Chocolate Cookie

The Chocolate Cookie (Learning to Love)

Everyone wants a chocolate cookie.

But 98 % of people had their mouths sewn shut.
A long time ago.

Still, they want to eat cookies — but they don’t even remember how.


So they pretend.
They talk about cookies, look at pictures in cookbooks and on TikTok, follow their favorite bakery on Instagram.
They compare brands, watch movies about cookies, read books, listen to songs.

They dream, they fantasize, they act like cookie experts.

Some even crumble a real one on their nose, just to feel something.

But they don’t eat.
They don’t taste.
It’s all theater.

A trick for themselves — and for everyone else.

And that becomes familiar. Even pleasant. The familiar pain and frustration. We get stuck in the role of victim because then we don’t have to take responsibility.
That’s just how we are.
That’s just how life is.
What are we supposed to change?
Talk about other flavors?

The Coping Deadlock.


Then we come along and offer a real chocolate cookie.

Not to talk about — to taste.
To experience.
Finally.

But first, you have to do something: you have to cut the thread.

We have everything ready — scissors, a mirror, time, and understanding.
It doesn’t take long.
Maybe ten, maybe thirty seconds.

That’s it.
But no one can do it for you.
It’s your job.


And why wouldn’t you do it — after longing for cookies your whole life?

Because of those thirty seconds.
That thread has limited you for as long as you can remember.
You’ve suffered so much, and spent endless energy trying to hide it.

Only thirty seconds to undo it — after all those years of pretending?

How stupid would that be?

You’re not stupid.
You just couldn’t see it.


You always believed you were broken.
That you were the only one with a mouth that didn’t work.

You thought you were the problem.
Everyone else seemed fine — and you were the mistake, the one who doesn’t belong, the one who can’t love.

That was your world.
And inside that world, you did everything right.

But what that picture didn’t show is that it wasn’t your fault.
It was a foreign stitch.
Your mouth was never wrong — it was just sealed.

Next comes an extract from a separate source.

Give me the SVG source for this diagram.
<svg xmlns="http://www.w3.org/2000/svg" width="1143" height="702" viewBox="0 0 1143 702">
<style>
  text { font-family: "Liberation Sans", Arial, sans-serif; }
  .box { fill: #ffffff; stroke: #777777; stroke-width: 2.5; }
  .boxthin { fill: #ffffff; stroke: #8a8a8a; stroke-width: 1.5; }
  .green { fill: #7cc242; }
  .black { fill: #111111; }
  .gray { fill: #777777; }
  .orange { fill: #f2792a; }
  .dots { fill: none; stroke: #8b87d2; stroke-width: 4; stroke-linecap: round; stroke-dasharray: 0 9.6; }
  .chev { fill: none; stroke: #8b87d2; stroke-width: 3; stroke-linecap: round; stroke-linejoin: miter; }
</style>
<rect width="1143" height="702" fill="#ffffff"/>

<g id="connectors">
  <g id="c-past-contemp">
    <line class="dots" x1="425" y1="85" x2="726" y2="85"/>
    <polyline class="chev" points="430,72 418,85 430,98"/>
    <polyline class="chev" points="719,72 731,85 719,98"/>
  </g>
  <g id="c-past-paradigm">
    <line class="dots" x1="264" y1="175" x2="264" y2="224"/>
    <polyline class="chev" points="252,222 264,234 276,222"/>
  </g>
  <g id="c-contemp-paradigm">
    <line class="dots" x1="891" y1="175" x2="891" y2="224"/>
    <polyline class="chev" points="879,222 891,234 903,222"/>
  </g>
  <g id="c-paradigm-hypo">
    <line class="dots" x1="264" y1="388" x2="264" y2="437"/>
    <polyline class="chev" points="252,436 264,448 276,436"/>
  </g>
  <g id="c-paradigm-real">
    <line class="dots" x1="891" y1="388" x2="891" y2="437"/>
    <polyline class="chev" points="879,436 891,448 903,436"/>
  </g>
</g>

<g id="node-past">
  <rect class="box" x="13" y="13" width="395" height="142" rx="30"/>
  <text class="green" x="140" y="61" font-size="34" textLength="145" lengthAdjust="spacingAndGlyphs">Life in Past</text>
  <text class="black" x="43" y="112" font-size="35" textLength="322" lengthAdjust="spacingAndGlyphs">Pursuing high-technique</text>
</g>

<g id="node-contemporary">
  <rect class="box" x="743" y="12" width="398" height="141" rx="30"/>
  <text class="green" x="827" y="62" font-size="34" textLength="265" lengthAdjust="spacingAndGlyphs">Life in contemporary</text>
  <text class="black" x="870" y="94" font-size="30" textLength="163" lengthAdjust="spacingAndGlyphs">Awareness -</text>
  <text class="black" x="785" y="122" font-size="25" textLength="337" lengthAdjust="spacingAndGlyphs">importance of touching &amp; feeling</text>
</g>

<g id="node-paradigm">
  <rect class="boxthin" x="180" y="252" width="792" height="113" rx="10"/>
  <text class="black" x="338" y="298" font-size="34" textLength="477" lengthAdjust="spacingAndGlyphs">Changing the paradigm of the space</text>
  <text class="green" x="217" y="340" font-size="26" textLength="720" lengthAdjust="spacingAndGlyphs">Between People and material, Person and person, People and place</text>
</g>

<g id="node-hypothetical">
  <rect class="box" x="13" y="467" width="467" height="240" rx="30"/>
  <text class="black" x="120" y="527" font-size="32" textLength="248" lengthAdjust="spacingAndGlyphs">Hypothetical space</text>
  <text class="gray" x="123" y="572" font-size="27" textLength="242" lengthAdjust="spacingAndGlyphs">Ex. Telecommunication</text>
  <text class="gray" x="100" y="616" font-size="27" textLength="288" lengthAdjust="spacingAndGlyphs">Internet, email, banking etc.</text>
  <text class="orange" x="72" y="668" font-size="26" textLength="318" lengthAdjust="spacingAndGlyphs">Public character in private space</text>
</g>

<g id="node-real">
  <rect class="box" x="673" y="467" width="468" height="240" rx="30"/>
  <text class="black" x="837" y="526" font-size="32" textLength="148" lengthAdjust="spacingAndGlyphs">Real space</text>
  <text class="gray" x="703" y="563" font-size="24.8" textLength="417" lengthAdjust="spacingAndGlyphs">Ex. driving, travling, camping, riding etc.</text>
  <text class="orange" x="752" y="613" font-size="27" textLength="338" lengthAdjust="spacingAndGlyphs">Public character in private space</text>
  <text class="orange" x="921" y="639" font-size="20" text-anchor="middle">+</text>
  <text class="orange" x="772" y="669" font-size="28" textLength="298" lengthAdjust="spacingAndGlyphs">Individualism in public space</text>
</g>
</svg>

And what you didn’t know: 98 % of people have the same thread.
They all pretend.
They all hide their weakness with everything they’ve got.

We’re all the same in that.


The 2 % who can actually eat never imagine that the others are only acting.
Why would they?

The irony is: we could meet so easily if we knew this secret about each other.

And removing the thread is easy — once you’re ready to do it.

But as long as we keep pretending, no one understands what’s really going on.


So how do we change it?
By really looking.

When we start to truly see, hear, understand, and touch one another — we begin to meet, for real.

When shame fades and self-judgment softens, self-deception loses its grip.

We remove the thread and take our first bite of a chocolate cookie.
Finally.


As long as our minds spin around hiding our flaws, we’re too distracted
to see anything at all.


Yes — you were made for chocolate cookies.
You were built for love and connection.

But that thread keeps you from it.

And even more than that thread holds you back the thought that you’re the only one who has it.

You think you’re broken.
But you were only limited, because someone put their limitation on you.
It wasn’t your choice.

And you can change back.
It takes less time than all the pretending you’ve done.

When the thread is gone — that brief moment of shame, courage, and relief — you’ll finally taste a real cookie.

And you’ll wonder why you spent 95 % of your energy pretending.

But you’ll wonder that with a chocolate cookie in your mouth.